Stated exercise | Quote every line of the data below as it stands, omitting pictures.

***** Data excerpt

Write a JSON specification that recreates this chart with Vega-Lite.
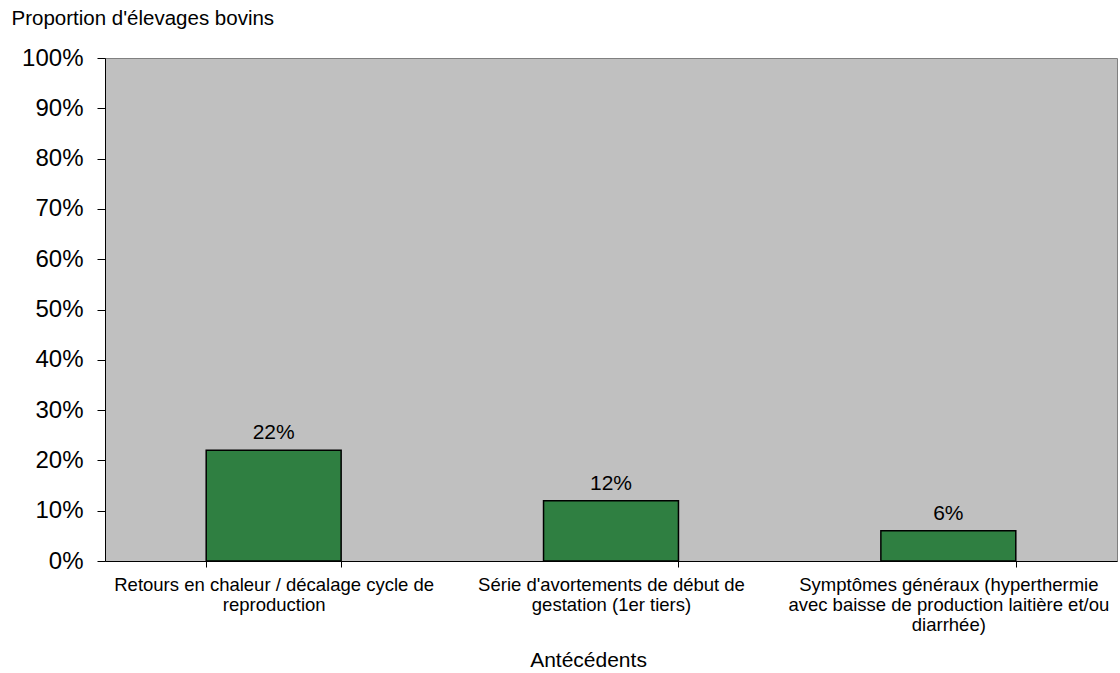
{
  "$schema": "https://vega.github.io/schema/vega-lite/v6.json",
  "autosize": {"type": "none"},
  "width": 1012,
  "height": 503,
  "padding": {"left": 105, "top": 58, "right": 3, "bottom": 112},
  "background": "#ffffff",
  "config": {
    "font": "Liberation Sans",
    "view": {"fill": "#c0c0c0", "stroke": "#808080", "strokeWidth": 1}
  },
  "data": {
    "values": [
      {"antecedent": "Retours en chaleur / décalage cycle de\nreproduction", "proportion": 0.22},
      {"antecedent": "Série d'avortements de début de\ngestation (1er tiers)", "proportion": 0.12},
      {"antecedent": "Symptômes généraux (hyperthermie\navec baisse de production laitière et/ou\ndiarrhée)", "proportion": 0.06}
    ]
  },
  "encoding": {
    "x": {
      "field": "antecedent",
      "type": "nominal",
      "sort": null,
      "scale": {"paddingInner": 0.6, "paddingOuter": 0.3},
      "axis": {
        "title": "Antécédents",
        "titleFontSize": 21,
        "titleFontWeight": "normal",
        "titleColor": "#000000",
        "titlePadding": 16,
        "titleX": 483,
        "titleAlign": "center",
        "labelExpr": "split(datum.label, '\\n')",
        "labelAngle": 0,
        "labelFontSize": 18.5,
        "labelColor": "#000000",
        "labelLineHeight": 20,
        "labelPadding": 8,
        "labelLimit": 400,
        "tickBand": "extent",
        "tickSize": 6,
        "tickColor": "#000000",
        "domainColor": "#000000",
        "grid": false
      }
    },
    "y": {
      "field": "proportion",
      "type": "quantitative",
      "scale": {"domain": [0, 1], "nice": false},
      "axis": {
        "title": "Proportion d'élevages bovins",
        "titleAngle": 0,
        "titleX": -94,
        "titleY": -40,
        "titleAlign": "left",
        "titleBaseline": "middle",
        "titleFontSize": 20.5,
        "titleFontWeight": "normal",
        "titleColor": "#000000",
        "format": ".0%",
        "values": [0, 0.1, 0.2, 0.3, 0.4, 0.5, 0.6, 0.7, 0.8, 0.9, 1],
        "labelFontSize": 24,
        "labelColor": "#000000",
        "labelPadding": 14,
        "tickSize": 8,
        "tickColor": "#000000",
        "domainColor": "#000000",
        "grid": false
      }
    }
  },
  "layer": [
    {
      "mark": {"type": "bar", "color": "#2f7f41", "stroke": "#000000", "strokeWidth": 1.5}
    },
    {
      "mark": {"type": "text", "dy": -17, "fontSize": 21, "color": "#000000"},
      "encoding": {
        "text": {"field": "proportion", "type": "quantitative", "format": ".0%"}
      }
    }
  ]
}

**********

Response to the task |
Write a JSON specification that recreates this chart with Vega-Lite.
{
  "$schema": "https://vega.github.io/schema/vega-lite/v6.json",
  "autosize": {"type": "none"},
  "width": 1012,
  "height": 503,
  "padding": {"left": 105, "top": 58, "right": 3, "bottom": 112},
  "background": "#ffffff",
  "config": {
    "font": "Liberation Sans",
    "view": {"fill": "#c0c0c0", "stroke": "#808080", "strokeWidth": 1}
  },
  "data": {
    "values": [
      {"antecedent": "Retours en chaleur / décalage cycle de\nreproduction", "proportion": 0.22},
      {"antecedent": "Série d'avortements de début de\ngestation (1er tiers)", "proportion": 0.12},
      {"antecedent": "Symptômes généraux (hyperthermie\navec baisse de production laitière et/ou\ndiarrhée)", "proportion": 0.06}
    ]
  },
  "encoding": {
    "x": {
      "field": "antecedent",
      "type": "nominal",
      "sort": null,
      "scale": {"paddingInner": 0.6, "paddingOuter": 0.3},
      "axis": {
        "title": "Antécédents",
        "titleFontSize": 21,
        "titleFontWeight": "normal",
        "titleColor": "#000000",
        "titlePadding": 16,
        "titleX": 483,
        "titleAlign": "center",
        "labelExpr": "split(datum.label, '\\n')",
        "labelAngle": 0,
        "labelFontSize": 18.5,
        "labelColor": "#000000",
        "labelLineHeight": 20,
        "labelPadding": 8,
        "labelLimit": 400,
        "tickBand": "extent",
        "tickSize": 6,
        "tickColor": "#000000",
        "domainColor": "#000000",
        "grid": false
      }
    },
    "y": {
      "field": "proportion",
      "type": "quantitative",
      "scale": {"domain": [0, 1], "nice": false},
      "axis": {
        "title": "Proportion d'élevages bovins",
        "titleAngle": 0,
        "titleX": -94,
        "titleY": -40,
        "titleAlign": "left",
        "titleBaseline": "middle",
        "titleFontSize": 20.5,
        "titleFontWeight": "normal",
        "titleColor": "#000000",
        "format": ".0%",
        "values": [0, 0.1, 0.2, 0.3, 0.4, 0.5, 0.6, 0.7, 0.8, 0.9, 1],
        "labelFontSize": 24,
        "labelColor": "#000000",
        "labelPadding": 14,
        "tickSize": 8,
        "tickColor": "#000000",
        "domainColor": "#000000",
        "grid": false
      }
    }
  },
  "layer": [
    {
      "mark": {"type": "bar", "color": "#2f7f41", "stroke": "#000000", "strokeWidth": 1.5}
    },
    {
      "mark": {"type": "text", "dy": -17, "fontSize": 21, "color": "#000000"},
      "encoding": {
        "text": {"field": "proportion", "type": "quantitative", "format": ".0%"}
      }
    }
  ]
}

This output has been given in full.